# [Task instructions]
Restate exactly the lines of the entries below, beginning with the first and ending with the line that holds "const overlayNumber = '500';". Pictures are not copied.

(Data extracted from a collection)
╔══
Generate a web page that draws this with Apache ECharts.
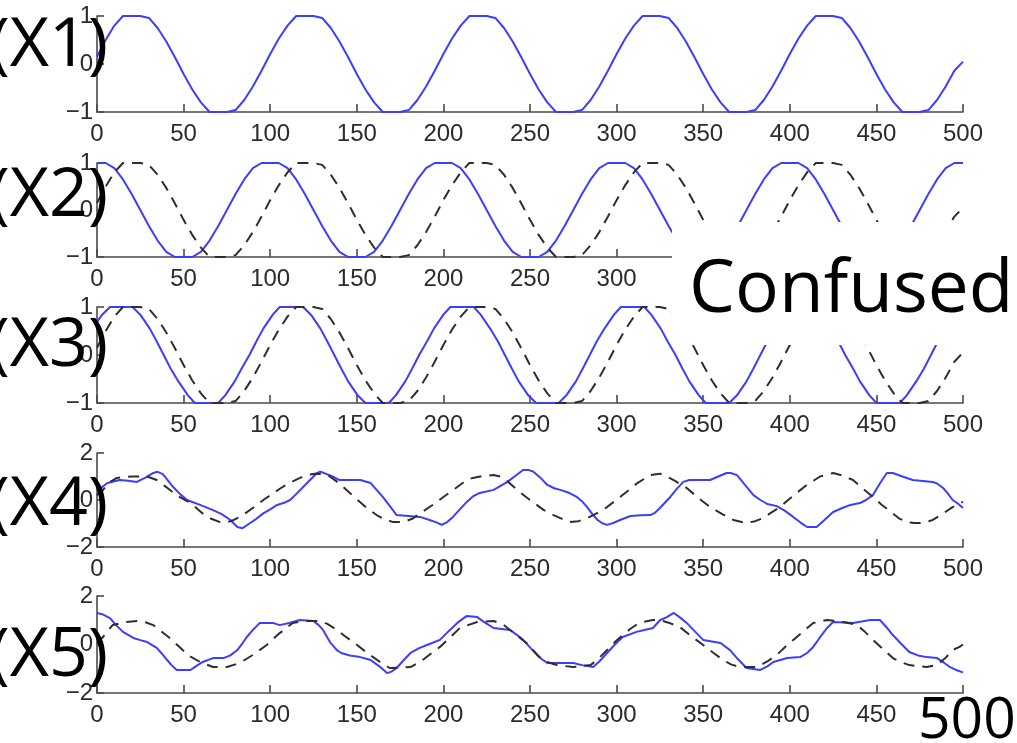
<!DOCTYPE html>
<html>
<head>
<meta charset="utf-8">
<script src="https://cdn.jsdelivr.net/npm/echarts@6/dist/echarts.min.js"></script>
<style>
html,body{margin:0;padding:0;background:#fff;}
#chart{width:1017px;height:743px;}
</style>
</head>
<body>
<div id="chart"></div>
<script>
// ---------- data ----------
const xTicks = [0, 50, 100, 150, 200, 250, 300, 350, 400, 450, 500];
const panelLabels = ['(X1)', '(X2)', '(X3)', '(X4)', '(X5)'];
const overlayWord = 'Confused';
const overlayNumber = '500';

// source signal sampled every 5 samples (x = 0,5,...,500)
const sourceS1 = [
  0.15,0.50,0.80,1,1,1,0.96,0.75,0.47,0.14,-0.21,-0.53,-0.80,-1,-1,-1,-0.96,-0.75,-0.47,-0.14,
  0.21,0.53,0.80,1,1,1,0.96,0.75,0.47,0.14,-0.21,-0.53,-0.80,-1,-1,-1,-0.96,-0.75,-0.47,-0.14,
  0.21,0.53,0.80,1,1,1,0.96,0.75,0.47,0.14,-0.21,-0.53,-0.80,-1,-1,-1,-0.96,-0.75,-0.47,-0.14,
  0.21,0.53,0.80,1,1,1,0.96,0.75,0.47,0.14,-0.21,-0.53,-0.80,-1,-1,-1,-0.96,-0.75,-0.47,-0.14,
  0.21,0.53,0.80,1,1,1,0.96,0.75,0.47,0.14,-0.21,-0.53,-0.80,-1,-1,-1,-0.96,-0.75,-0.47,-0.14,
  0.05
];
// X2 estimate, sampled every 5
const estX2 = [
  1,1,0.89,0.65,0.34,0,-0.34,-0.65,-0.89,-1,-1,-1,-0.89,-0.65,-0.34,0,0.34,0.65,0.89,1,
  1,1,0.89,0.65,0.34,0,-0.34,-0.65,-0.89,-1,-1,-1,-0.89,-0.65,-0.34,0,0.34,0.65,0.89,1,
  1,1,0.89,0.65,0.34,0,-0.34,-0.65,-0.89,-1,-1,-1,-0.89,-0.65,-0.34,0,0.34,0.65,0.89,1,
  1,1,0.89,0.65,0.34,0,-0.34,-0.65,-0.89,-1,-1,-1,-0.89,-0.65,-0.34,0,0.34,0.65,0.89,1,
  1,1,0.89,0.65,0.34,0,-0.34,-0.65,-0.89,-1,-1,-1,-0.89,-0.65,-0.34,0,0.34,0.65,0.89,1,
  1
];
// X3 estimate, [sample, value]
const estX3 = [
  [0,0.69],[3,0.84],[7.5,1],[20.5,1],[25,0.84],[30.5,0.55],[34.5,0.28],[38.5,0],[42.5,-0.28],[47,-0.55],[52.5,-0.84],[56.5,-1],
  [70,-1],[74,-0.84],[79.5,-0.55],[83.5,-0.28],[88,0],[92,0.28],[96,0.55],[101.5,0.84],[105.5,1],
  [119,1],[123.5,0.84],[129,0.55],[133,0.28],[137,0],[141,-0.28],[145,-0.55],[150.5,-0.84],[155,-1],
  [168.5,-1],[172.5,-0.84],[178,-0.55],[182,-0.28],[186,0],[190.5,0.28],[194.5,0.55],[200,0.84],[204,1],
  [217.5,1],[221.5,0.84],[227,0.55],[231.5,0.28],[235.5,0],[239.5,-0.28],[243.5,-0.55],[249,-0.84],[253.5,-1],
  [266.5,-1],[271,-0.84],[276.5,-0.55],[280.5,-0.28],[284.5,0],[288.5,0.28],[293,0.55],[298.5,0.84],[302.5,1],
  [316,1],[320,0.84],[325.5,0.55],[329.5,0.28],[334,0],[338,-0.28],[342,-0.55],[347.5,-0.84],[351.5,-1],
  [365,-1],[369.5,-0.84],[375,-0.55],[379,-0.28],[383,0],[387,0.28],[391,0.55],[396.5,0.84],[401,1],
  [414.5,1],[418.5,0.84],[424,0.55],[428,0.28],[432,0],[436.5,-0.28],[440.5,-0.55],[446,-0.84],[450,-1],
  [463.5,-1],[467.5,-0.84],[473,-0.55],[477.5,-0.28],[481.5,0],[485.5,0.28],[489.5,0.55],[495,0.84],[499.5,1],[500,1]
];
// X4 estimate and reference
const estX4 = [
  [0,0.2],[3,0.55],[6,0.72],[13,0.85],[18,0.82],[23,0.77],[28,0.95],[32.5,1.15],[35,1.2],[38,1.1],[44,0.55],[48,0.25],[52,0],
  [59.5,-0.21],[67,-0.43],[72,-0.6],[77,-0.85],[81,-1.15],[84,-1.2],[88,-1.0],[92,-0.8],[96,-0.57],[100,-0.4],[104,-0.21],
  [108,-0.12],[111.5,0],[115,0.25],[119,0.55],[123,0.85],[127,1.15],[129,1.2],[132,1.12],[136,1.0],[140,0.85],[146,0.85],
  [152,0.85],[158,0.72],[165,0.13],[169,-0.25],[173,-0.64],[180,-0.68],[186.5,-0.72],[192,-0.85],[196,-0.95],[199,-1.06],
  [202,-0.95],[205.5,-0.72],[209.5,-0.4],[213.5,-0.08],[217,0.15],[221,0.3],[229,0.43],[233,0.6],[237,0.77],[242,1.05],
  [246,1.28],[249,1.28],[252,1.2],[256,0.95],[260,0.64],[264,0.5],[267.5,0.43],[272,0.32],[277,0.13],[280,-0.05],[283,-0.3],
  [286,-0.6],[289,-0.85],[292,-1.0],[294.5,-1.06],[298,-0.98],[302,-0.85],[308,-0.68],[314,-0.65],[319.5,-0.64],[322,-0.55],
  [325,-0.34],[331,0.13],[334.5,0.45],[338.5,0.77],[342,0.85],[354,0.85],[358,0.98],[363.5,1.15],[366,1.15],[369.5,1.06],
  [374,0.65],[379,0.21],[383,0],[387,-0.17],[392.5,-0.26],[397,-0.45],[402,-0.72],[406,-0.95],[410,-1.15],[415.5,-1.15],
  [420,-0.85],[425,-0.51],[430,-0.35],[435,-0.21],[440.5,-0.13],[444,0],[448,0.21],[452,0.7],[456,1.15],[459.5,1.15],
  [465,1.0],[471,0.85],[482.5,0.77],[485,0.7],[488.5,0.51],[491,0.3],[494,0],[497,-0.15],[500,-0.34]
];
const refX4 = [
  [0,0.2],[3.5,0.43],[7,0.75],[11.5,0.94],[20,1.0],[29,1.0],[34.5,0.85],[40,0.55],[46,0.2],[54,-0.13],[61,-0.57],[66,-0.8],
  [71,-0.94],[75,-0.95],[79,-0.85],[84,-0.65],[90,-0.34],[96,0],[102,0.3],[106,0.5],[111,0.72],[116,0.9],[121,1.06],
  [126,1.12],[131,1.1],[134.5,1.0],[140,0.7],[146,0.3],[152,-0.1],[156,-0.35],[161.5,-0.64],[166,-0.82],[171,-0.94],
  [177,-0.94],[182,-0.8],[188,-0.5],[194,-0.2],[200,0.13],[207,0.5],[213.5,0.85],[217,0.94],[223,1.03],[229,1.06],[233,1.0],
  [237,0.8],[242.5,0.43],[250,0],[258,-0.43],[263,-0.62],[267.5,-0.77],[273,-0.94],[278,-0.9],[283,-0.77],[289,-0.55],
  [294.5,-0.3],[302,0.13],[307,0.42],[312,0.72],[319.5,1.06],[325,1.12],[329,1.0],[334,0.8],[340.5,0.51],[347,0.1],
  [354,-0.3],[361,-0.6],[367.5,-0.85],[375,-0.98],[380,-0.9],[384.5,-0.77],[389,-0.55],[394.5,-0.3],[399,0],[404,0.3],
  [410,0.65],[417.5,1.0],[425,1.15],[430,1.05],[436.5,0.85],[442,0.5],[448,0.13],[453,-0.2],[459.5,-0.57],[463,-0.78],
  [467.5,-0.94],[472,-0.98],[477,-0.98],[482.5,-0.85],[488,-0.6],[494,-0.3],[500,-0.08]
];
// X5 estimate and reference
const estX5 = [
  [0,1.3],[3,1.25],[7.5,1.09],[11,0.8],[15,0.52],[21,0.27],[25,0.18],[29,0.1],[34.5,-0.14],[37.5,-0.38],[40.5,-0.64],
  [43,-0.85],[46,-1.05],[54,-1.05],[57,-0.9],[61,-0.72],[67,-0.56],[73,-0.56],[77,-0.45],[81,-0.23],[84,0.05],[86.5,0.31],
  [90,0.6],[94,0.89],[101.5,0.89],[105.5,0.8],[111,0.89],[117,1.01],[125,0.97],[128,0.8],[130.5,0.6],[134.5,0.1],
  [138.5,-0.23],[141,-0.35],[146,-0.45],[152,-0.52],[158,-0.64],[163,-0.9],[167.5,-1.18],[170,-1.12],[173,-0.97],
  [177,-0.65],[181,-0.35],[186,-0.15],[190.5,-0.02],[198,0.19],[203,0.55],[208,0.89],[213.5,1.18],[219.5,1.13],[224,0.9],
  [229,0.68],[238.5,0.6],[242,0.42],[246,0.19],[250,-0.12],[254,-0.43],[257,-0.62],[260,-0.76],[269,-0.76],[275,-0.76],
  [280,-0.85],[286.5,-0.93],[290,-0.7],[294.5,-0.35],[299,0],[303.5,0.31],[311.5,0.52],[316,0.6],[321,0.68],[325,1.0],
  [329,1.13],[333,1.3],[336,1.15],[340.5,0.89],[345,0.55],[350,0.19],[360,0.06],[365.5,-0.23],[370,-0.6],[375,-0.97],
  [383,-1.05],[387,-0.9],[390.5,-0.72],[398.5,-0.56],[406,-0.52],[410,-0.35],[413.5,-0.1],[417.5,0.3],[421.5,0.68],
  [425,0.93],[436.5,0.89],[446.5,1.01],[452,1.01],[456,0.7],[459.5,0.39],[464,0.05],[469,-0.31],[474,-0.45],[479,-0.52],
  [485,-0.56],[489,-0.75],[492.5,-0.93],[496,-1.05],[500,-1.15]
];
const refX5 = [
  [0,0.05],[3.5,0.31],[9,0.8],[17,0.93],[23,0.97],[28,0.92],[32.5,0.8],[37,0.55],[42,0.27],[49.5,-0.23],[54,-0.5],
  [59.5,-0.72],[67,-0.93],[75,-0.93],[82.5,-0.76],[90,-0.43],[98,-0.02],[105.5,0.47],[113,0.89],[121,0.97],[129,0.97],
  [133,0.85],[138.5,0.6],[143,0.35],[148,0.1],[156,-0.35],[163.5,-0.72],[169,-0.97],[181,-0.93],[186.5,-0.72],[192,-0.42],
  [198,-0.1],[204,0.3],[209.5,0.68],[219.5,0.93],[229,0.97],[234,0.85],[238.5,0.6],[248,0.06],[255.5,-0.52],[260,-0.72],
  [265.5,-0.85],[275,-0.93],[285,-0.85],[290,-0.55],[294.5,-0.23],[299,0.1],[303.5,0.39],[308,0.65],[313,0.89],[321,1.01],
  [325,1.01],[330,0.9],[336.5,0.72],[343,0.35],[350,-0.02],[356,-0.35],[361.5,-0.64],[366,-0.82],[371,-0.93],[381,-0.93],
  [387,-0.7],[392.5,-0.43],[397,-0.12],[402,0.19],[408,0.55],[413.5,0.89],[421.5,1.01],[431,0.93],[439,0.8],[443,0.55],
  [448,0.19],[454,-0.2],[459.5,-0.56],[464,-0.72],[469,-0.85],[479,-0.93],[485,-0.85],[490,-0.55],[494,-0.23],[498,-0.1],[500,0.0]
];
const yRanges = [[-1,1,1],[-1,1,1],[-1,1,1],[-2,2,2],[-2,2,2]];

// ---------- layout / styles ----------
const SAMPLE_STEP = 5;
const toPairs = arr => arr.map((v, i) => [i * SAMPLE_STEP, v]);
const gridTops = [16, 163, 307, 453, 596];
const gridHeights = [96, 94, 96, 94, 97];
const BLUE = '#3d3dff';
const DASH = '#2e2e2e';
const AX = '#4a4a4a';
const labelFont = { fontFamily: '"Liberation Sans", Arial, sans-serif', fontSize: 24, color: '#2b2b2b' };

const grids = [], xAxes = [], yAxes = [];
for (let i = 0; i < 5; i++) {
  grids.push({ left: 97, width: 866, top: gridTops[i], height: gridHeights[i] });
  xAxes.push({
    gridIndex: i, type: 'value', min: xTicks[0], max: xTicks[xTicks.length - 1], interval: xTicks[1] - xTicks[0],
    axisLine: { show: true, onZero: false, lineStyle: { color: AX, width: 1.6 } },
    axisTick: { show: true, inside: true, length: 8, lineStyle: { color: AX, width: 1.6 } },
    axisLabel: Object.assign({ margin: 10 }, labelFont),
    splitLine: { show: false }
  });
  yAxes.push({
    gridIndex: i, type: 'value', min: yRanges[i][0], max: yRanges[i][1], interval: yRanges[i][2],
    axisLine: { show: true, onZero: false, lineStyle: { color: AX, width: 1.6 } },
    axisTick: { show: true, inside: true, length: 7, lineStyle: { color: AX, width: 1.6 } },
    axisLabel: Object.assign({ margin: 4, formatter: v => String(v).replace('-', '\u2212') }, labelFont),
    splitLine: { show: false }
  });
}

function line(idx, data, dashed) {
  return {
    type: 'line', xAxisIndex: idx, yAxisIndex: idx, data: data,
    showSymbol: false, symbol: 'none', silent: true, animation: false,
    lineStyle: dashed ? { color: DASH, width: 2, type: [11, 8] } : { color: BLUE, width: 2 },
    z: dashed ? 3 : 2
  };
}

const series = [
  line(0, toPairs(sourceS1), false),
  line(1, toPairs(estX2), false),
  line(1, toPairs(sourceS1), true),
  line(2, estX3, false),
  line(2, toPairs(sourceS1), true),
  line(3, estX4, false),
  line(3, refX4, true),
  line(4, estX5, false),
  line(4, refX5, true)
];

const bigFont = '"Open Sans", "Noto Sans", sans-serif';
const labelYs = [47, 197, 347, 506, 657];
const graphics = panelLabels.map((t, i) => ({
  type: 'text', z: 100, x: 108, y: labelYs[i],
  style: { text: t, font: '68px ' + bigFont, fill: '#000', textAlign: 'right', textVerticalAlign: 'middle', verticalAlign: 'middle' }
}));
graphics.push({ type: 'rect', z: 99, shape: { x: 672, y: 222, width: 345, height: 123 }, style: { fill: '#fff' } });
graphics.push({
  type: 'text', z: 100, x: 689, y: 291,
  style: { text: overlayWord, font: '73px ' + bigFont, fill: '#000', textAlign: 'left', textVerticalAlign: 'middle', verticalAlign: 'middle' }
});
graphics.push({ type: 'rect', z: 99, shape: { x: 915, y: 697, width: 102, height: 46 }, style: { fill: '#fff' } });
graphics.push({
  type: 'text', z: 100, x: 918, y: 722,
  style: { text: overlayNumber, font: '57px ' + bigFont, fill: '#000', textAlign: 'left', textVerticalAlign: 'middle', verticalAlign: 'middle' }
});

const chart = echarts.init(document.getElementById('chart'), null, { renderer: 'canvas' });
chart.setOption({
  animation: false,
  backgroundColor: '#fff',
  grid: grids, xAxis: xAxes, yAxis: yAxes, series: series,
  graphic: { elements: graphics }
});
</script>
</body>
</html>
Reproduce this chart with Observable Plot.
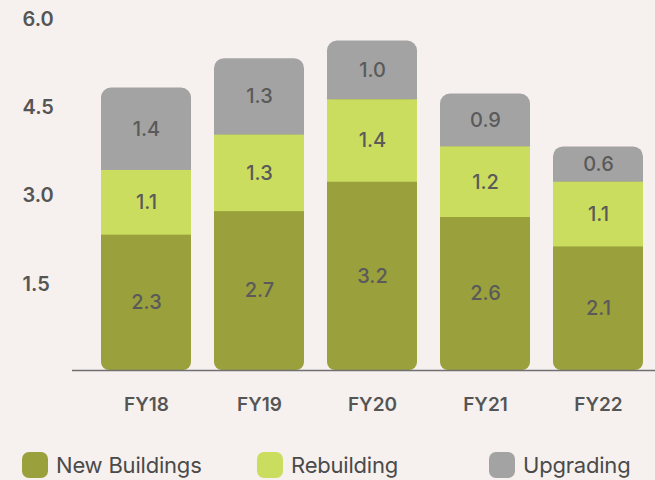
<!DOCTYPE html>
<html><head><meta charset="utf-8">
<script src="https://cdn.jsdelivr.net/npm/d3@7"></script>
<script src="https://cdn.jsdelivr.net/npm/@observablehq/plot@0.6"></script>
<style>
html,body{margin:0;background:#f6f1ef;}
#wrap{position:relative;width:655px;height:480px;font-family:Inter,sans-serif;overflow:hidden}
.leg{position:absolute;top:452px;height:26px;display:flex;align-items:center;font-size:22px;color:#4a4a4a;white-space:nowrap;letter-spacing:-0.2px}
.sw{width:26px;height:26px;border-radius:7px;margin-right:8px;flex:none}
</style></head><body><div id="wrap"><div id="chart"></div></div>
<script>
const years = ["FY18","FY19","FY20","FY21","FY22"];
const newBuildings = [2.3, 2.7, 3.2, 2.6, 2.1];
const rebuilding = [1.1, 1.3, 1.4, 1.2, 1.1];
const upgrading = [1.4, 1.3, 1.0, 0.9, 0.6];
const yTicks = [1.5, 3.0, 4.5, 6.0];
const seriesNames = ["New Buildings", "Rebuilding", "Upgrading"];
const seriesColors = ["#9aa03c", "#cbdd5f", "#a3a3a3"];
const legendLeft = [22, 257, 489];

const rows = years.map((fy, i) => {
  const a = newBuildings[i], b = rebuilding[i], c = upgrading[i];
  return {fy, a, b, c, c1: a, c2: a + b, t: a + b + c};
});
const labelColor = "#5a5a5a";

const chart = Plot.plot({
  width: 655, height: 440,
  marginLeft: 72, marginRight: 0, marginTop: 17, marginBottom: 70,
  style: {background: "transparent", fontFamily: "Inter, sans-serif"},
  x: {domain: years, range: [88.7, 655], paddingInner: 0.2, paddingOuter: 0.1, axis: null},
  y: {domain: [0, 6], axis: null},
  marks: [
    Plot.barY(rows, {x: "fy", y1: "c1", y2: "t", fill: seriesColors[2], rx: 10}),
    Plot.barY(rows, {x: "fy", y1: 0, y2: "c2", fill: seriesColors[0], rx: 8}),
    Plot.barY(rows, {x: "fy", y1: "c1", y2: "c2", fill: seriesColors[1]}),
    Plot.text(rows, {x: "fy", y: d => d.a / 2, text: d => d.a.toFixed(1), fill: labelColor, fontSize: 20, fontWeight: 500}),
    Plot.text(rows, {x: "fy", y: d => d.c1 + d.b / 2, text: d => d.b.toFixed(1), fill: labelColor, fontSize: 20, fontWeight: 500}),
    Plot.text(rows, {x: "fy", y: d => d.c2 + d.c / 2, text: d => d.c.toFixed(1), fill: labelColor, fontSize: 20, fontWeight: 500}),
    Plot.ruleY([0], {stroke: "#707070", strokeWidth: 1.5}),
    Plot.text(years, {x: d => d, text: d => d, frameAnchor: "bottom", dy: 40, fill: "#555", fontSize: 19, fontWeight: 600}),
    Plot.text(yTicks, {y: d => d, text: d => d.toFixed(1), frameAnchor: "left", textAnchor: "start", dx: -50, dy: 2, fill: "#555", fontSize: 20, fontWeight: 600})
  ]
});
document.getElementById("chart").appendChild(chart);

const wrap = document.getElementById("wrap");
seriesNames.forEach((name, i) => {
  const d = document.createElement("div");
  d.className = "leg";
  d.style.left = legendLeft[i] + "px";
  const sw = document.createElement("span");
  sw.className = "sw";
  sw.style.background = seriesColors[i];
  const t = document.createElement("span");
  t.textContent = name;
  d.appendChild(sw); d.appendChild(t);
  wrap.appendChild(d);
});
</script></body></html>
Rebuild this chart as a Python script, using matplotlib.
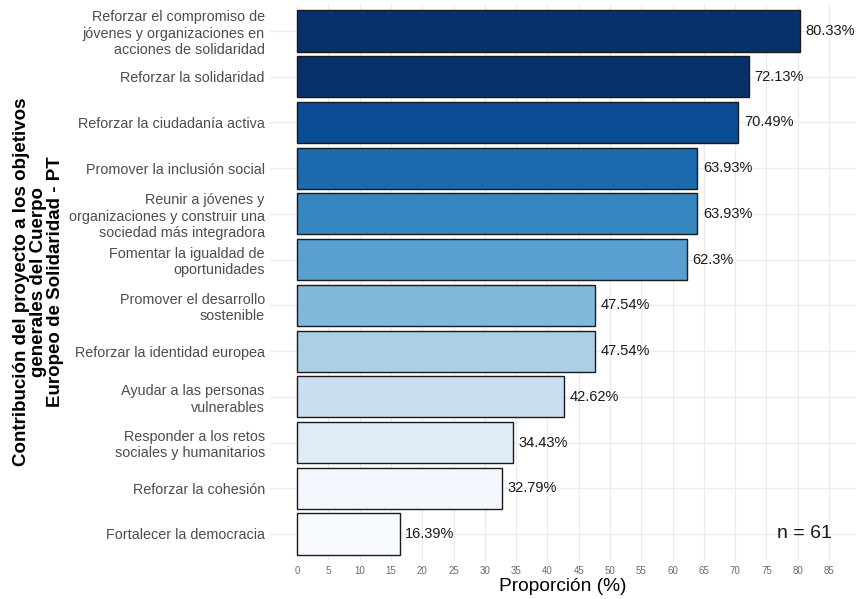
import matplotlib
matplotlib.use("Agg")
import matplotlib.pyplot as plt

categories = [
    "Reforzar el compromiso de\njóvenes y organizaciones en\nacciones de solidaridad",
    "Reforzar la solidaridad",
    "Reforzar la ciudadanía activa",
    "Promover la inclusión social",
    "Reunir a jóvenes y\norganizaciones y construir una\nsociedad más integradora",
    "Fomentar la igualdad de\noportunidades",
    "Promover el desarrollo\nsostenible",
    "Reforzar la identidad europea",
    "Ayudar a las personas\nvulnerables",
    "Responder a los retos\nsociales y humanitarios",
    "Reforzar la cohesión",
    "Fortalecer la democracia",
]
values = [80.33, 72.13, 70.49, 63.93, 63.93, 62.3, 47.54, 47.54, 42.62, 34.43, 32.79, 16.39]
colors = ["#08306B", "#08306B", "#0A4D95", "#1C69AE", "#3686C0", "#58A0CF",
          "#80B8DB", "#ABD0E6", "#CADEF0", "#DFEBF7", "#F3F8FE", "#F7FBFF"]
x_ticks = list(range(0, 90, 5))
n_label = "n = 61"

plt.rcParams['font.family'] = ['Liberation Sans', 'DejaVu Sans']

fig = plt.figure(figsize=(8.56, 5.99), dpi=100)
ax = fig.add_axes([270.4 / 856, 1 - 561.4 / 599, (855.7 - 270.4) / 856, (561.4 - 3.6) / 599])

n = len(categories)
ypos = list(range(n - 1, -1, -1))
ax.barh(ypos, values, height=0.9, color=colors, edgecolor="#1a1a1a", linewidth=1.0, zorder=3)
for y, v in zip(ypos, values):
    ax.annotate(f"{v:g}%", (v, y), xytext=(4, 0), textcoords="offset points",
                va="center", ha="left", fontsize=10.5, color="#1a1a1a", zorder=4)

ax.set_xlim(-4.25, 89.25)
ax.set_ylim(-0.6, n - 0.4)
ax.set_xticks(x_ticks)
ax.set_xticklabels([str(t) for t in x_ticks], fontsize=7, color="#6b6b6b")
ax.set_yticks(ypos)
ax.set_yticklabels(categories, fontsize=10.4, color="#4D4D4D", linespacing=1.2, ha="right")
ax.tick_params(axis="both", length=0, pad=3)
ax.tick_params(axis="y", pad=4)
ax.grid(True, color="#EBEBEB", linewidth=0.9, zorder=0)
for s in ax.spines.values():
    s.set_visible(False)

ax.set_xlabel("Proporción (%)", fontsize=13.8, labelpad=2)
fig.text(0.045, 0.53, "Contribución del proyecto a los objetivos\ngenerales del Cuerpo\nEuropeo de Solidaridad - PT",
         rotation=90, ha="center", va="center", fontsize=13.5, fontweight="bold", linespacing=1.0)

ax.text(81.0, 0, n_label, ha="center", va="center", fontsize=14, color="#1a1a1a")

fig.savefig("out.png", dpi=100)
╚══
# [Output for this task]
Generate a web page that draws this with Apache ECharts.
<!DOCTYPE html>
<html>
<head>
<meta charset="utf-8">
<script src="https://cdn.jsdelivr.net/npm/echarts@6/dist/echarts.min.js"></script>
<style>
html,body{margin:0;padding:0;background:#fff;}
#chart{width:1017px;height:743px;}
</style>
</head>
<body>
<div id="chart"></div>
<script>
// ---------- data ----------
const xTicks = [0, 50, 100, 150, 200, 250, 300, 350, 400, 450, 500];
const panelLabels = ['(X1)', '(X2)', '(X3)', '(X4)', '(X5)'];
const overlayWord = 'Confused';
const overlayNumber = '500';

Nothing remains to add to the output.